Pasión agitada
Con la edad varía nuestro gusto por los coches, por los deportes, por las mujeres. Nuestra sensibilidad estética y nuestras predilecciones cambian condicionadas por las circunstancias vitales y por nuestro cuerpo envejeciendo. Lo lógico es que, con los años, prefiramos un Aston Martin a un Ferrari, jugar al pádel que al fútbol, las morenas a las rubias. Pero hay algo que de verdad delata el paso del tiempo, una clara señal de nuestro refinamiento a la vez que de nuestra decadencia física: lo que bebemos en los bares.
Antes de cumplir los 20 años el estómago es un tanque blindado capaz de soportar cualquier detonación alcohólica. Recuerdo que a esa edad, aún desacostumbrados a la amargura del alcohol, consumíamos brebajes endulzados con zumos y jarabes, mejunjes de colores con nombres provocativos como Semen de pitufo, Leche de pantera, Tócame los huevos u Orgasmo de monja. Estos combinados se servían en enormes vasos de plástico llamados irónicamente minis. Pedíamos uno (o unos cuantos) para compartir y todos los amigos sumergíamos nuestra pajita en el gigantesco macetero semitransparente para libar compulsivamente una combinación que no tardaría en postrarnos en las aceras, vomitando en los cajeros automáticos de Moncloa.
Resurge una bebida siempre preferida por las mujeres debido a su mansa graduación y a su belleza
Luego crecimos y adoptamos una bebida mucho más adulta, más masculina, más seria: el whisky. Una vez superado el escalofrío del primer trago de la primera copa de la noche, creíamos haber encontrado nuestra pareja ideal. Hasta que se acercaron los 30 y el estómago pasó de ser un tanque blindado a una cisterna de latón, un recipiente excesivamente sensible a los estragos del destilado escocés.
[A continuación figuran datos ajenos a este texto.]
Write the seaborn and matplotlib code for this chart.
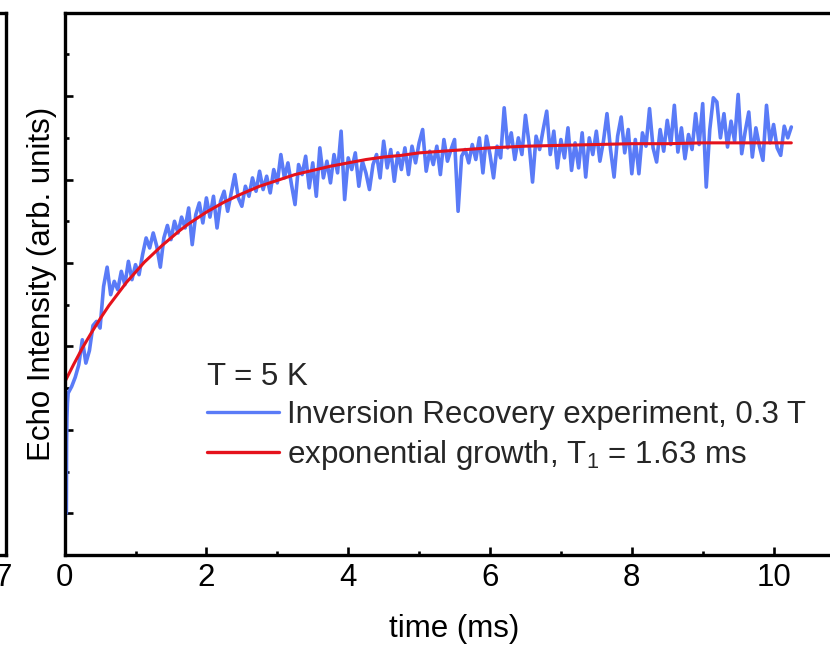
import numpy as np
import pandas as pd
import matplotlib
matplotlib.use("Agg")
import matplotlib.pyplot as plt
import seaborn as sns
from matplotlib.ticker import MultipleLocator

# ---------------- data ----------------
# measured inversion-recovery echo intensity (arb. units)
time_early = [0.025, 0.028, 0.033, 0.04]
echo_early = [0.0, 0.85, 1.15, 1.32]
sample_step = 0.05  # ms, sampling of the main trace below (t = 0.05 ... 10.25)
echo_main = [
    1.44, 1.52, 1.63, 1.78, 2.08, 1.80, 1.95, 2.25, 2.30, 2.22, 2.72, 2.95, 2.62, 2.78, 2.68, 2.90, 2.74, 3.02, 2.80, 2.98,
    2.86, 3.10, 3.30, 3.18, 3.36, 3.20, 2.95, 3.30, 3.45, 3.28, 3.50, 3.36, 3.55, 3.42, 3.66, 3.22, 3.58, 3.72, 3.48, 3.78,
    3.55, 3.80, 3.42, 3.74, 3.86, 3.62, 3.84, 4.06, 3.78, 3.68, 3.92, 3.80, 4.02, 3.86, 4.10, 3.88, 4.04, 3.84, 4.12, 3.96,
    4.30, 4.02, 4.20, 3.94, 3.70, 4.18, 4.06, 4.28, 3.90, 4.20, 3.80, 4.38, 4.02, 4.22, 3.96, 4.30, 4.08, 4.58, 3.76, 4.26,
    4.12, 4.32, 3.92, 4.22, 4.08, 3.88, 4.18, 4.30, 4.02, 4.46, 4.14, 4.36, 3.98, 4.32, 4.12, 4.38, 4.06, 4.40, 4.20, 4.44,
    4.60, 4.10, 4.34, 4.18, 4.40, 4.06, 4.48, 4.22, 4.36, 4.48, 3.62, 4.28, 4.36, 4.20, 4.42, 4.24, 4.50, 4.08, 4.52, 4.30,
    4.02, 4.40, 4.26, 4.86, 4.38, 4.56, 4.24, 4.50, 4.30, 4.77, 4.44, 3.97, 4.52, 4.36, 4.60, 4.82, 4.30, 4.58, 4.14, 4.48,
    4.26, 4.62, 4.11, 4.44, 4.14, 4.56, 4.03, 4.50, 4.30, 4.58, 4.22, 4.46, 4.79, 4.36, 4.03, 4.52, 4.75, 4.32, 4.60, 4.07,
    4.48, 4.07, 4.56, 4.40, 4.85, 4.38, 4.21, 4.60, 4.34, 4.71, 4.42, 4.89, 4.33, 4.62, 4.25, 4.54, 4.36, 4.79, 4.42, 4.91,
    3.91, 4.60, 4.98, 4.93, 4.50, 4.79, 4.39, 4.70, 4.46, 5.02, 4.31, 4.58, 4.81, 4.27, 4.62, 4.40, 4.23, 4.89, 4.44, 4.66,
    4.38, 4.29, 4.64, 4.50, 4.63,
]

# exponential-growth fit curve
fit_time = [0.0, 0.125, 0.25, 0.375, 0.5, 0.625, 0.75, 0.875, 1.0, 1.125, 1.25, 1.375, 1.5, 1.625,
            1.75, 1.875, 2.0, 2.25, 2.5, 2.75, 3.0, 3.25, 3.5, 3.75, 4.0, 4.25, 4.5, 4.75, 5.0,
            5.5, 6.0, 6.5, 7.0, 7.5, 8.0, 8.5, 9.0, 9.5, 10.0, 10.25]
fit_vals = [1.57, 1.78, 1.98, 2.16, 2.33, 2.49, 2.63, 2.77, 2.89, 3.01, 3.11, 3.21, 3.30, 3.39,
            3.47, 3.54, 3.61, 3.73, 3.83, 3.92, 3.99, 4.06, 4.11, 4.16, 4.20, 4.24, 4.27, 4.29, 4.32,
            4.35, 4.38, 4.40, 4.41, 4.42, 4.43, 4.43, 4.44, 4.44, 4.44, 4.44]

x_ticks = [0, 2, 4, 6, 8, 10]
legend_title = "T = 5 K"
label_data = "Inversion Recovery experiment, 0.3 T"
label_fit = "exponential growth, T$_1$ = 1.63 ms"

# ---------------- build tables ----------------
time_main = np.round(np.arange(1, len(echo_main) + 1) * sample_step, 3)
df_data = pd.DataFrame({"time": list(time_early) + list(time_main),
                        "echo": list(echo_early) + list(echo_main)})
df_fit = pd.DataFrame({"time": fit_time, "echo": fit_vals})

# ---------------- style ----------------
sns.set_theme(style="white")
plt.rcParams["font.family"] = ["Liberation Sans", "DejaVu Sans"]
plt.rcParams["mathtext.default"] = "regular"
FS = 22.5
LW_SPINE = 2.4

fig = plt.figure(figsize=(8.3, 6.45), dpi=100)
W, H = 830.0, 645.0
ax_left_px, ax_top_px, ax_bot_px = 64.6, 12.7, 555.0
px_per_ms = 70.9
ax = fig.add_axes([ax_left_px / W, (H - ax_bot_px) / H,
                   11.0 * px_per_ms / W, (ax_bot_px - ax_top_px) / H])

blue = "#5a7bf7"
red = "#e5121c"
sns.lineplot(data=df_data, x="time", y="echo", ax=ax, color=blue, lw=2.6,
             label=label_data, sort=False, estimator=None)
sns.lineplot(data=df_fit, x="time", y="echo", ax=ax, color=red, lw=2.2,
             label=label_fit, sort=False, estimator=None)

ax.set_xlim(0, 11)
ax.set_ylim(-0.5, 6.0)
ax.set_xticks(x_ticks)
ax.xaxis.set_minor_locator(MultipleLocator(1))
ax.yaxis.set_major_locator(MultipleLocator(1))
ax.yaxis.set_minor_locator(MultipleLocator(0.5))
ax.yaxis.set_major_formatter(plt.NullFormatter())
ax.tick_params(which="both", direction="in", top=False, right=False, bottom=True, left=True,
               width=1.9, color="black", labelsize=FS, labelcolor="black", pad=6)
ax.tick_params(which="major", length=5.5)
ax.tick_params(which="minor", length=2.6)
for s in ax.spines.values():
    s.set_linewidth(LW_SPINE)
    s.set_color("black")
ax.set_xlabel("time (ms)", fontsize=FS, color="black", labelpad=15)
ax.set_ylabel("Echo Intensity (arb. units)", fontsize=FS, color="black", labelpad=-0.5)

leg = ax.legend(loc="upper left", bbox_to_anchor=((204 - ax_left_px) / (11 * px_per_ms),
                                                   (ax_bot_px - 359) / (ax_bot_px - ax_top_px)),
                frameon=False, fontsize=FS, title=legend_title, title_fontsize=FS,
                alignment="left", borderpad=0.1, borderaxespad=0, handlelength=2.3,
                handletextpad=0.25, labelspacing=0.25)
for h in leg.get_lines():
    h.set_linewidth(2.4)

# partial neighbouring panel cut off at the left edge of the reference
ax0 = fig.add_axes([(6 - 255) / W, (H - ax_bot_px) / H, 255 / W, (ax_bot_px - ax_top_px) / H])
ax0.set_xlim(0, 7.08)
ax0.set_ylim(0, 1)
ax0.set_xticks([7])
ax0.set_yticks([])
ax0.tick_params(direction="in", length=0, labelsize=FS, labelcolor="black", pad=6)
for s in ax0.spines.values():
    s.set_linewidth(LW_SPINE)
    s.set_color("black")

fig.savefig("out.png", dpi=100)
Entonces llegó el ron. Un licor sin la bravuconería del whisky, una opción más elegante, más sutil, más natural. Las resacas estomacales resultaban tolerables y la acidez menos incandescente. El ron era el hermano zen del whisky. Y con nuestro Brugal nos habíamos mantenido hasta hoy que, sin embargo, nos debemos a un nuevo amor. Sin premeditación hemos establecido una nueva relación alcohólica. Ahora bebemos cócteles.
En Madrid se ha desatado la fiebre del cóctel con síntomas claramente visibles desde hace dos años. En la capital ya hay más de 60 establecimientos que se dedican a agitar combinados para toda una generación de treintañeros que ya no buscan emborracharse cuando piden una copa (o no necesariamente), que por primera vez beben por placer, que no están ya dispuestos a tragar con falsificaciones. La semana pasada se celebró en el mítico Chicote un concurso de cócteles para conmemorar el centenario de la Gran Vía y la última edición de Madrid Fusión, contagiada por la moda del cóctel, también albergó un certamen de mixólogos.
El cóctel es parte de la tradición madrileña. Bares de la Gran Vía como Ideal Room, Pidoux y Cock Bar inauguraron en los años veinte una tendencia que prendió vivazmente de los cincuenta a los setenta, hasta que las cocteleras dejaron de moverse.
Pero hoy resurge una bebida siempre preferida por las mujeres debido a su mansa graduación y a su belleza. Aunque ahora son tanto chicos como chicas quienes buscan un trago de calidad, no importa si es caro porque no se consumirán muchos, acompañado de un ambiente más selecto que el garito pegajoso y ensordecedor que acogió cientos de noches de whiskys y rones.
Con la edad nos hacemos más selectivos, más exquisitos, más maniáticos, más intolerantes. Ni alcohol, ni música, ni amigos, ni mujeres de garrafón. Hoy cada vez más gente de 30 y 40 años escoge para sus noches los mejores ingredientes posibles. Las salidas son ya escasas; los niños, las esposas o simplemente la fatiga laboral reducen las ocasiones de esparcimiento fuera de casa convirtiéndolas en momentos preciados a degustar con el mimo y la delectación de un cóctel.
La experiencia no sólo nos ha enseñado lo indigesto de las poluciones y los orgasmos de colores, sino la fugacidad de la pasión por las bebidas. Hoy vivimos un idilio con el cóctel, pero probablemente no sigamos abrazándonos a una copa con una serpentina de naranja toda la vida. Imagino que algo nuevo nos aguarda tras el dry-martini, el cosmopolitan y el gin-tonic con rodaja de pepino. Pero mientras esperamos en este lounge bar a nuestro nuevo amor alcohólico, que nos sirvan otro pisco sour.